* _PROBLEM TO SOLVE_: Repeat everything from the first line of the listing below through the line that contains "W, H = 598, 444", exactly. Leave out pictures.

>>>>>

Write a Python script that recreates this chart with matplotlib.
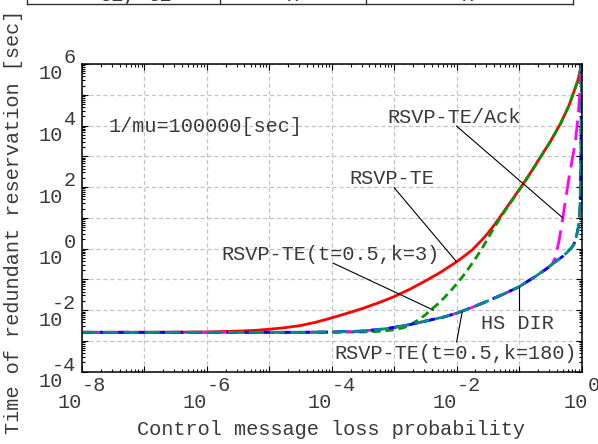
import numpy as np
from matplotlib import pyplot as plt
from matplotlib.ticker import LogLocator, NullFormatter

plt.rcParams["font.family"] = ["Liberation Mono", "DejaVu Sans Mono"]
plt.rcParams["lines.scale_dashes"] = False

TEXT = "#3a3a3a"
FS = 14.6
W, H = 598, 444

# values are log10(loss probability) / log10(time [sec])
rsvp_lp = [-8, -7, -6, -5.5, -5.25, -5, -4.75, -4.5, -4.25, -4, -3.75, -3.5, -3.25, -3,
           -2.75, -2.5, -2.25, -2, -1.85, -1.75, -1.6, -1.5, -1.4, -1.3, -1.2,
           -1.1, -0.93, -0.8, -0.66, -0.5, -0.34, -0.2, -0.13, -0.06, -0.03, -0.01, 0]
rsvp_ly = [-2.72, -2.72, -2.71, -2.68, -2.66, -2.62, -2.57, -2.5, -2.39, -2.25, -2.1, -1.94, -1.76, -1.56,
           -1.32, -1.05, -0.76, -0.43, -0.2, -0.04, 0.27, 0.5, 0.76, 1.04, 1.33,
           1.62, 2.12, 2.52, 2.97, 3.48, 4.05, 4.65, 5.05, 5.45, 5.7, 5.9, 6.1]

k3_lp = [-8, -6, -4, -3.5, -3.25, -3.0, -2.85, -2.75, -2.6, -2.5, -2.42, -2.3, -2.2, -2.1, -2.0,
         -1.9, -1.8, -1.7, -1.6, -1.5, -1.4, -1.3, -1.2,
         -1.1, -0.93, -0.8, -0.66, -0.5, -0.34, -0.2, -0.13, -0.06, -0.03, -0.01, 0]
k3_ly = [-2.72, -2.72, -2.72, -2.71, -2.69, -2.64, -2.57, -2.49, -2.3, -2.15, -2.0, -1.8, -1.6, -1.38, -1.15,
         -0.9, -0.62, -0.33, -0.02, 0.33, 0.68, 1.0, 1.31,
         1.6, 2.1, 2.5, 2.96, 3.47, 4.04, 4.65, 5.05, 5.45, 5.7, 5.9, 6.1]

low_lp = [-8, -6, -4.5, -4, -3.5, -3.12, -2.75, -2.42, -2.2, -2.0, -1.75, -1.5, -1.25, -1.0, -0.75,
          -0.55, -0.4, -0.3, -0.23, -0.16, -0.12, -0.09, -0.074, -0.05, -0.03, -0.02, -0.01, -0.003, 0]
low_ly = [-2.72, -2.72, -2.72, -2.71, -2.68, -2.6, -2.47, -2.32, -2.22, -2.1, -1.91, -1.7, -1.48, -1.24, -0.92,
          -0.64, -0.4, -0.25, -0.12, 0.03, 0.15, 0.33, 0.47, 0.7, 1.1, 1.6, 2.8, 4.5, 6.1]

ack_lp = [-8, -6, -4.5, -4, -3.5, -3.12, -2.75, -2.42, -2.2, -2.0, -1.75, -1.5, -1.25, -1.0, -0.75,
          -0.55, -0.47, -0.42, -0.36, -0.31, -0.25, -0.2, -0.15, -0.1, -0.05, -0.02, 0]
ack_ly = [-2.72, -2.72, -2.72, -2.71, -2.68, -2.6, -2.47, -2.32, -2.22, -2.1, -1.91, -1.7, -1.48, -1.24, -0.92,
          -0.64, -0.5, -0.3, 0.25, 0.85, 1.65, 2.3, 2.88, 3.42, 4.4, 5.3, 6.1]

x_exps = [-8, -6, -4, -2, 0]
y_exps = [-4, -2, 0, 2, 4, 6]


def p(v):
    return 10.0 ** np.asarray(v, dtype=float)


fig = plt.figure(figsize=(W / 100, H / 100), dpi=100)
ax = fig.add_axes([82 / W, 1 - 371.7 / H, 499.5 / W, 307.7 / H])
ax.set_xscale("log")
ax.set_yscale("log")

ax.plot(p(rsvp_lp), p(rsvp_ly), color="#ff0000", lw=2.0)
ax.plot(p(k3_lp), p(k3_ly), color="#009a00", lw=2.0, dashes=(6, 3.5))
ax.plot(p(ack_lp), p(ack_ly), color="#ff00ff", lw=2.0, dashes=(14, 6))
ax.plot(p(low_lp), p(low_ly), color="#0000ff", lw=2.0, dashes=(8, 5))
ax.plot(p(low_lp), p(low_ly), color="#008b8b", lw=2.0, dashes=(11, 4))

ax.set_xlim(1e-8, 1)
ax.set_ylim(1e-4, 1e6)
ax.set_xticks(p(range(-8, 1)))
ax.set_yticks(p(range(-4, 7)))
ax.xaxis.set_minor_locator(LogLocator(base=10, subs=np.arange(2, 10), numticks=100))
ax.yaxis.set_minor_locator(LogLocator(base=10, subs=np.arange(2, 10), numticks=100))
ax.xaxis.set_minor_formatter(NullFormatter())
ax.yaxis.set_minor_formatter(NullFormatter())
ax.tick_params(which="both", direction="in", top=True, right=True,
               labelbottom=False, labelleft=False, width=0.8)
ax.tick_params(which="major", length=4.5)
ax.tick_params(which="minor", length=2.2)
ax.grid(True, which="major", color="#c4c4c4", linestyle=(0, (3, 2)), lw=0.9)
ax.set_axisbelow(True)
for s in ax.spines.values():
    s.set_linewidth(1.1)

# gnuplot-like 10^n tick labels
cw = 12.1
for e in x_exps:
    s = str(e)
    dx = (2 - len(s)) * cw / 2
    ax.annotate("10", xy=(10.0 ** e, 0), xycoords=("data", "axes fraction"),
                xytext=(dx, -36), textcoords="offset pixels",
                ha="right", va="baseline", fontsize=FS, color=TEXT, annotation_clip=False)
    ax.annotate(s, xy=(10.0 ** e, 0), xycoords=("data", "axes fraction"),
                xytext=(dx, -19.5), textcoords="offset pixels",
                ha="left", va="baseline", fontsize=FS, color=TEXT, annotation_clip=False)
for e in y_exps:
    ax.annotate("10", xy=(0, 10.0 ** e), xycoords=("axes fraction", "data"),
                xytext=(-19, -15.5), textcoords="offset pixels",
                ha="right", va="baseline", fontsize=FS, color=TEXT, annotation_clip=False)
    ax.annotate(str(e), xy=(0, 10.0 ** e), xycoords=("axes fraction", "data"),
                xytext=(-6, 1), textcoords="offset pixels",
                ha="right", va="baseline", fontsize=FS, color=TEXT, annotation_clip=False)

# labels inside the plot
ax.text(p(-7.58), p(3.79), "1/mu=100000[sec]", fontsize=FS, color=TEXT, va="baseline")
ax.text(p(-3.11), p(4.07), "RSVP-TE/Ack", fontsize=FS, color=TEXT, va="baseline")
ax.text(p(-3.72), p(2.09), "RSVP-TE", fontsize=FS, color=TEXT, va="baseline")
ax.text(p(-5.76), p(-0.37), "RSVP-TE(t=0.5,k=3)", fontsize=FS, color=TEXT, va="baseline")
ax.text(p(-1.61), p(-2.62), "HS DIR", fontsize=FS, color=TEXT, va="baseline")
ax.text(p(-3.96), p(-3.60), "RSVP-TE(t=0.5,k=180)", fontsize=FS, color=TEXT, va="baseline")

pointers = [
    ((-2.0, 3.98), (-0.30, 1.0)),
    ((-3.0, 1.98), (-2.0, -0.43)),
    ((-3.98, -0.47), (-2.37, -2.0)),
    ((-2.0, -3.03), (-1.91, -2.05)),
    ((-1.0, -1.24), (-1.0, -2.0)),
]
for (x0, y0), (x1, y1) in pointers:
    ax.plot(p([x0, x1]), p([y0, y1]), color="black", lw=0.8)

fig.text(331 / W, 1 - 435 / H, "Control message loss probability",
         fontsize=FS, color=TEXT, ha="center", va="baseline")
fig.text(14 / W, 1 - 221.5 / H, "Time of redundant reservation [sec]",
         fontsize=FS, color=TEXT, ha="center", va="center", rotation=90)

# clipped remains of a table above the chart
ty = 1 - 4.5 / H
fig.add_artist(plt.Line2D([27 / W, 573 / W], [ty, ty], color="#333333", lw=1.0))
for xp in [27, 219.5, 366, 573]:
    fig.add_artist(plt.Line2D([xp / W, xp / W], [ty, 1.0], color="#333333", lw=1.0))
for xp, s in [(135, "t1, t2"), (291.7, "x"), (466.7, "x")]:
    fig.text(xp / W, 1 - 1.2 / H, s, fontsize=FS, color=TEXT, ha="center", va="baseline")

fig.savefig("out.png", dpi=100)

<<<<<

* _THE OUTPUT_:
Write a Python script that recreates this chart with matplotlib.
import numpy as np
from matplotlib import pyplot as plt
from matplotlib.ticker import LogLocator, NullFormatter

plt.rcParams["font.family"] = ["Liberation Mono", "DejaVu Sans Mono"]
plt.rcParams["lines.scale_dashes"] = False

TEXT = "#3a3a3a"
FS = 14.6
W, H = 598, 444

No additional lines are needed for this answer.